Could a tenant’s mistaken belief that their tenancy’s repair obligations fell upon them be used as the basis of an estoppel sufficient to defeat a claim for possession? This was the question that Mr Recorder Meade QC answered in the negative in (1) Milo Kerr as Trustee of the Haie Estate (2) Pamela Travis as Trustee of the Haie Estate v Christian Maass [2019] EWHC 95 (Ch).

Mr Maass lived at Arams Farmhouse, a property which had been previously occupied by his mother and stepfather and which he considered his family home. The basis of the occupation was disputed.  The rent was substantially below market rent (being some  £155 per month) but it was agreed that Mr Maass would carry out repairs and maintenance (as had his stepfather before). In 2017, possession was sought relying on a section 21 notice terminating an assured shorthold tenancy.

An “egregiously and inexcusably late” amendment was allowed pleading a proprietary estoppel by acquiescence. It was argued that Mr Maass would not have carried out the repairs and improvements that he had done had he understood his interest to be only that of an assured shorthold tenant.

In the alternative, if he were an assured shorthold tenant, there was a counterclaim for disrepair which was said to have arisen as a result of the landlords’  failure to comply with the repairing obligations imposed by section 11 of the Landlord and Tenant Act 1985 (the 1985 Act).

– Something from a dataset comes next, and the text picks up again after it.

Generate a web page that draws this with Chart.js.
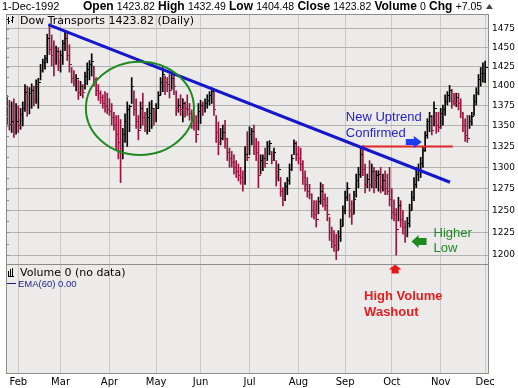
<!DOCTYPE html>
<html>
<head>
<meta charset="utf-8">
<script src="https://cdn.jsdelivr.net/npm/chart.js@4/dist/chart.umd.min.js"></script>
<style>
  html, body { margin: 0; padding: 0; background: #fff; }
  canvas { display: block; }
</style>
</head>
<body>
<canvas id="c" width="518" height="388"></canvas>
<script>
// daily bars, 27-Jan-1992 .. 1-Dec-1992 (index = trading day)
const highs = [
  1388,1382,1380,1384,1378,1375,1372,1380,1402,1400,1398,1403,1400,1408,1410,1428,1435,1440,1468,1481,
  1467,1459,1452,1450,1446,1460,1472,1470,1454,1424,1420,1415,1408,1406,1402,1418,1430,1433,1442,1426,
  1411,1402,1394,1389,1393,1391,1384,1378,1367,1363,1363,1358,1347,1365,1380,1376,1411,1394,1384,1363,
  1380,1391,1367,1372,1380,1382,1372,1378,1393,1411,1424,1413,1411,1415,1418,1415,1394,1384,1389,1384,
  1380,1389,1378,1370,1367,1363,1378,1382,1380,1384,1389,1393,1398,1393,1363,1355,1347,1351,1357,1335,
  1323,1319,1315,1308,1304,1300,1296,1325,1343,1349,1347,1351,1335,1331,1315,1315,1323,1331,1332,1319,
  1323,1308,1304,1288,1276,1282,1288,1304,1315,1333,1331,1325,1323,1308,1296,1288,1280,1269,1261,1261,
  1265,1282,1280,1269,1265,1242,1231,1227,1223,1227,1240,1255,1272,1282,1269,1261,1272,1292,1300,1323,
  1326,1304,1292,1308,1304,1300,1296,1296,1300,1292,1296,1292,1300,1275,1262,1252,1265,1261,1250,1238,
  1242,1257,1272,1288,1300,1304,1312,1325,1343,1359,1367,1363,1380,1367,1367,1372,1376,1389,1393,1401,
  1396,1391,1391,1391,1384,1367,1359,1363,1363,1367,1389,1398,1415,1424,1430,1432.49
];
const lows = [
  1352,1345,1342,1336,1340,1342,1346,1350,1368,1362,1365,1372,1375,1378,1372,1408,1418,1422,1430,1441,
  1426,1413,1428,1420,1418,1428,1446,1433,1418,1404,1400,1394,1383,1388,1385,1396,1402,1408,1413,1400,
  1388,1382,1378,1372,1367,1365,1363,1351,1345,1320,1310,1282,1310,1330,1325,1343,1378,1363,1347,1333,
  1347,1351,1343,1340,1343,1347,1351,1355,1372,1389,1393,1389,1393,1385,1396,1389,1363,1367,1363,1355,
  1361,1363,1357,1347,1345,1330,1345,1353,1363,1367,1372,1376,1378,1363,1330,1315,1327,1333,1323,1308,
  1300,1300,1292,1288,1284,1280,1272,1280,1308,1315,1327,1315,1308,1276,1292,1296,1300,1308,1315,1304,
  1308,1278,1284,1266,1255,1261,1268,1280,1296,1315,1308,1304,1296,1280,1272,1265,1263,1242,1240,1231,
  1246,1257,1254,1250,1238,1216,1208,1204,1195,1206,1215,1232,1246,1261,1242,1234,1246,1265,1276,1288,
  1290,1270,1276,1272,1276,1270,1276,1272,1270,1272,1268,1268,1255,1240,1238,1200,1238,1231,1223,1214,
  1220,1231,1250,1261,1276,1284,1288,1300,1319,1335,1343,1339,1350,1341,1343,1347,1351,1363,1376,1380,
  1372,1376,1374,1370,1360,1343,1331,1330,1347,1351,1363,1376,1389,1400,1405,1404.48
];
const closes = [
  1362,1352,1356,1348,1355,1350,1364,1372,1392,1385,1390,1395,1383,1400,1405,1420,1430,1436,1462,1448,
  1440,1435,1445,1430,1440,1455,1462,1440,1428,1410,1406,1410,1392,1400,1392,1412,1422,1428,1432,1408,
  1395,1390,1386,1378,1374,1370,1368,1360,1350,1340,1330,1322,1340,1355,1370,1374,1400,1370,1355,1345,
  1372,1360,1350,1360,1365,1372,1360,1372,1388,1405,1415,1405,1402,1395,1410,1400,1372,1375,1370,1378,
  1372,1370,1365,1355,1350,1340,1368,1375,1372,1378,1382,1388,1393,1370,1342,1330,1335,1342,1335,1318,
  1310,1306,1300,1295,1290,1288,1282,1315,1312,1340,1343,1325,1318,1290,1308,1310,1305,1325,1328,1308,
  1318,1288,1298,1272,1262,1278,1284,1298,1310,1328,1315,1310,1303,1288,1280,1272,1268,1250,1245,1240,
  1260,1272,1262,1255,1245,1225,1215,1210,1205,1220,1232,1250,1265,1275,1250,1245,1262,1285,1292,1315,
  1298,1280,1286,1280,1295,1285,1290,1292,1278,1285,1275,1272,1262,1248,1245,1228,1255,1240,1230,1222,
  1235,1250,1265,1280,1292,1298,1305,1320,1338,1355,1362,1345,1372,1350,1348,1365,1370,1380,1388,1395,
  1380,1378,1385,1378,1365,1350,1338,1335,1355,1362,1380,1392,1408,1416,1416.77,1423.82
];

const monthIdx = [5, 24, 46, 67, 87, 109, 131, 152, 173, 195, 215];
const monthLbl = ['Feb', 'Mar', 'Apr', 'May', 'Jun', 'Jul', 'Aug', 'Sep', 'Oct', 'Nov', 'Dec'];
const priceTicks = [1200, 1225, 1250, 1275, 1300, 1325, 1350, 1375, 1400, 1425, 1450, 1475];

// annotations, in (bar index, price)
const trendLine = [{ x: 18.5, y: 1481 }, { x: 199.2, y: 1282.4 }];
const confirmLine = [{ x: 159.9, y: 1325 }, { x: 200.4, y: 1325 }];
const circleBox = [35.4, 84.0, 1431.6, 1314.7];
const blueArrowTip = [186.5, 1330.5];
const greenArrowTip = [181.9, 1214.8];
const redArrowX = 174.5;

const UP = '#000000';
const DOWN = '#9a1442';
const isUp = closes.map((c, i) => i > 0 && c > closes[i - 1]);

function tickImg(color) {
  const c = document.createElement('canvas');
  c.width = 5; c.height = 1;
  const g = c.getContext('2d');
  g.fillStyle = color;
  g.fillRect(3, 0, 2, 1);
  return c;
}
const tickUp = tickImg(UP);
const tickDown = tickImg(DOWN);

const panelPlugin = {
  id: 'panels',
  beforeDraw(chart) {
    const { ctx, chartArea: a } = chart;
    ctx.save();
    ctx.fillStyle = '#fff';
    ctx.fillRect(0, 0, chart.width, chart.height);
    ctx.fillStyle = '#ecebea';
    ctx.fillRect(a.left, a.top, a.right - a.left, a.bottom - a.top);
    ctx.restore();
  },
  afterDraw(chart) {
    const { ctx, chartArea: a } = chart;
    const ys = chart.scales.y;
    ctx.save();
    ctx.strokeStyle = '#8c8c8c';
    ctx.lineWidth = 1;
    ctx.strokeRect(a.left + 0.5, a.top + 0.5, a.right - a.left - 1, ys.bottom - a.top);
    ctx.strokeRect(a.left + 0.5, ys.bottom + 0.5, a.right - a.left - 1, a.bottom - ys.bottom - 1);

    // small marks on the left edge of the price pane
    ctx.fillStyle = '#8c8c8c';
    for (let i = 0; i < priceTicks.length; i++) {
      const yy = Math.round(ys.getPixelForValue(priceTicks[i]));
      ctx.fillRect(a.left + 1, yy, 2, 1);
      if (i > 0) {
        const ym = Math.round((yy + ys.getPixelForValue(priceTicks[i - 1])) / 2);
        ctx.fillRect(a.left + 1, ym, 2, 1);
      }
    }

    // header line
    ctx.fillStyle = '#000';
    ctx.textBaseline = 'alphabetic';
    ctx.font = '11px "Liberation Sans", Arial, sans-serif';
    ctx.fillText('1-Dec-1992', 2, 10);
    const parts = [['Open', 1], ['1423.82', 0], ['High', 1], ['1432.49', 0], ['Low', 1], ['1404.48', 0],
      ['Close', 1], ['1423.82', 0], ['Volume', 1], ['0', 0], ['Chg', 1], ['+7.05', 0]];
    let x = 83;
    for (const [t, b] of parts) {
      ctx.font = b ? 'bold 12px "Liberation Sans", Arial, sans-serif' : '10.5px "Liberation Sans", Arial, sans-serif';
      ctx.fillText(t, x, 10);
      x += ctx.measureText(t).width + 3.2;
    }
    ctx.fillStyle = '#444';
    ctx.beginPath();
    ctx.moveTo(x + 0.5, 9); ctx.lineTo(x + 7.5, 9); ctx.lineTo(x + 4, 4); ctx.closePath(); ctx.fill();

    // panel legends
    ctx.fillStyle = '#000';
    ctx.fillRect(8, 17, 1, 7); ctx.fillRect(7, 19, 1, 1); ctx.fillRect(9, 21, 1, 1);
    ctx.fillRect(12, 16, 1, 7); ctx.fillRect(11, 20, 1, 1); ctx.fillRect(13, 17, 1, 1);
    ctx.font = '11px "DejaVu Sans", sans-serif';
    ctx.fillText('Dow Transports 1423.82 (Daily)', 20, 24);
    const vt = ys.bottom;
    ctx.fillRect(8, vt + 7, 1, 5); ctx.fillRect(10, vt + 5, 1, 7); ctx.fillRect(12, vt + 4, 1, 8); ctx.fillRect(8, vt + 12, 6, 1);
    ctx.fillText('Volume 0 (no data)', 20, vt + 12);
    ctx.fillStyle = '#1c1c8c';
    ctx.fillRect(7, vt + 19, 9, 1);
    ctx.font = '9.5px "Liberation Sans", Arial, sans-serif';
    ctx.fillText('EMA(60) 0.00', 18, vt + 23);
    ctx.restore();
  }
};

function arrow(ctx, tipX, tipY, dir, len, headLen, headW, shaftW, color) {
  // dir: 'right' | 'left' | 'up'
  ctx.save();
  ctx.translate(tipX, tipY);
  ctx.rotate(dir === 'right' ? 0 : dir === 'left' ? Math.PI : -Math.PI / 2);
  ctx.fillStyle = color;
  ctx.beginPath();
  ctx.moveTo(0, 0);
  ctx.lineTo(-headLen, -headW / 2);
  ctx.lineTo(-headLen, -shaftW / 2);
  ctx.lineTo(-len, -shaftW / 2);
  ctx.lineTo(-len, shaftW / 2);
  ctx.lineTo(-headLen, shaftW / 2);
  ctx.lineTo(-headLen, headW / 2);
  ctx.closePath();
  ctx.fill();
  ctx.restore();
}

const notesPlugin = {
  id: 'notes',
  afterDatasetsDraw(chart) {
    const { ctx } = chart;
    const xs = chart.scales.x, ys = chart.scales.y;
    ctx.save();
    // circle round the spring congestion
    const x0 = xs.getPixelForValue(circleBox[0]), x1 = xs.getPixelForValue(circleBox[1]);
    const y0 = ys.getPixelForValue(circleBox[2]), y1 = ys.getPixelForValue(circleBox[3]);
    ctx.strokeStyle = '#1f8a1f';
    ctx.lineWidth = 2;
    ctx.beginPath();
    ctx.ellipse((x0 + x1) / 2, (y0 + y1) / 2, (x1 - x0) / 2, (y1 - y0) / 2, 0, 0, Math.PI * 2);
    ctx.stroke();

    const bx = xs.getPixelForValue(blueArrowTip[0]), by = ys.getPixelForValue(blueArrowTip[1]);
    arrow(ctx, bx, by, 'right', 16, 8, 12, 6, '#1e3cf0');
    ctx.fillStyle = '#2424c4';
    ctx.font = '13px "Liberation Sans", Arial, sans-serif';
    ctx.fillText('New Uptrend', bx - 76, by - 21);
    ctx.fillText('Confirmed', bx - 76, by - 5);

    const gx = xs.getPixelForValue(greenArrowTip[0]), gy = ys.getPixelForValue(greenArrowTip[1]);
    arrow(ctx, gx, gy, 'left', 15, 7, 13, 7, '#1f8a1f');
    ctx.fillStyle = '#1f8a1f';
    ctx.fillText('Higher', gx + 22, gy - 5);
    ctx.fillText('Low', gx + 22, gy + 10);

    const rx = xs.getPixelForValue(redArrowX), ry = ys.bottom + 0.5;
    arrow(ctx, rx, ry, 'up', 9, 5, 13, 7, '#e81818');
    ctx.fillStyle = '#e41c1c';
    ctx.font = 'bold 13px "Liberation Sans", Arial, sans-serif';
    ctx.fillText('High Volume', rx - 31, ry + 35);
    ctx.fillText('Washout', rx - 31, ry + 51);
    ctx.restore();
  }
};

new Chart(document.getElementById('c'), {
  type: 'bar',
  data: {
    datasets: [
      {
        type: 'line',
        data: trendLine,
        borderColor: '#1616cc',
        borderWidth: 3,
        pointRadius: 0,
        order: 0
      },
      {
        type: 'line',
        data: confirmLine,
        borderColor: '#e02626',
        borderWidth: 2,
        pointRadius: 0,
        order: 0
      },
      {
        type: 'line',
        showLine: false,
        data: closes.map((c, i) => ({ x: i, y: c })),
        pointStyle: ctx => (isUp[ctx.dataIndex] ? tickUp : tickDown),
        pointRadius: 1,
        order: 1
      },
      {
        data: highs.map((h, i) => ({ x: i, y: [lows[i], h] })),
        backgroundColor: ctx => (isUp[ctx.dataIndex] ? UP : DOWN),
        barThickness: 1,
        order: 2
      }
    ]
  },
  options: {
    responsive: false,
    animation: false,
    events: [],
    layout: { padding: { left: 6, top: 14, right: 0, bottom: 0 } },
    plugins: { legend: { display: false }, tooltip: { enabled: false } },
    scales: {
      x: {
        type: 'linear',
        min: -0.54,
        max: 216.73,
        offset: false,
        grid: { color: '#c8c8c8', drawTicks: false, offset: false },
        border: { display: false },
        ticks: {
          autoSkip: false,
          maxRotation: 0,
          padding: 2,
          color: '#000',
          font: { family: 'DejaVu Sans', size: 10 },
          callback: v => monthLbl[monthIdx.indexOf(v)]
        },
        afterBuildTicks: s => { s.ticks = monthIdx.map(v => ({ value: v })); },
        afterFit: s => { s.height = 14; }
      },
      y: {
        type: 'logarithmic',
        position: 'right',
        stack: 'panes',
        stackWeight: 250,
        weight: 0,
        min: 1190.2,
        max: 1495.3,
        grid: { color: '#b2b2b2', drawTicks: false },
        border: { display: false },
        ticks: {
          autoSkip: false,
          padding: 3,
          color: '#000',
          font: { family: 'DejaVu Sans', size: 9 },
          callback: v => String(v)
        },
        afterBuildTicks: s => { s.ticks = priceTicks.map(v => ({ value: v })); },
        afterFit: s => { s.width = 29; }
      },
      vol: {
        type: 'linear',
        position: 'right',
        stack: 'panes',
        stackWeight: 110,
        weight: 1,
        min: 0,
        max: 1,
        grid: { display: false },
        border: { display: false },
        ticks: { display: false },
        afterFit: s => { s.width = 29; }
      }
    }
  },
  plugins: [panelPlugin, notesPlugin]
});
</script>
</body>
</html>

Although Mr Maass thought he had something more than an assured shorthold tenancy, the landlords were not aware of this fact. The judge also found that they did not realise that the repairing obligations were governed by the 1985 Act.

The argument that there was a proprietary estoppel failed on the facts. Further, the mistaken belief on which Mr Maass sought to rely was as to his obligation to carry out repairs rather than his proprietary rights.

Mr Recorder Meade QC said: “It seems to me that it will be very rare, if it ever happens, for it to be unconscionable for A to enforce a right because of a belief on the part of B in relation to that right of which A had no  knowledge at all, merely because B was under a misapprehension as to something significantly different.”

Although the attempt to assert proprietary estoppel failed, the counterclaim did succeed. The judge considered Wallace v Manchester [1998] 3 EGLR 38 and Earle v Charalambous [2006] EWCA Civ 1090 before assessing quantum at £1,250 per annum for a “general,  significant but not overwhelming lowering of enjoyment”.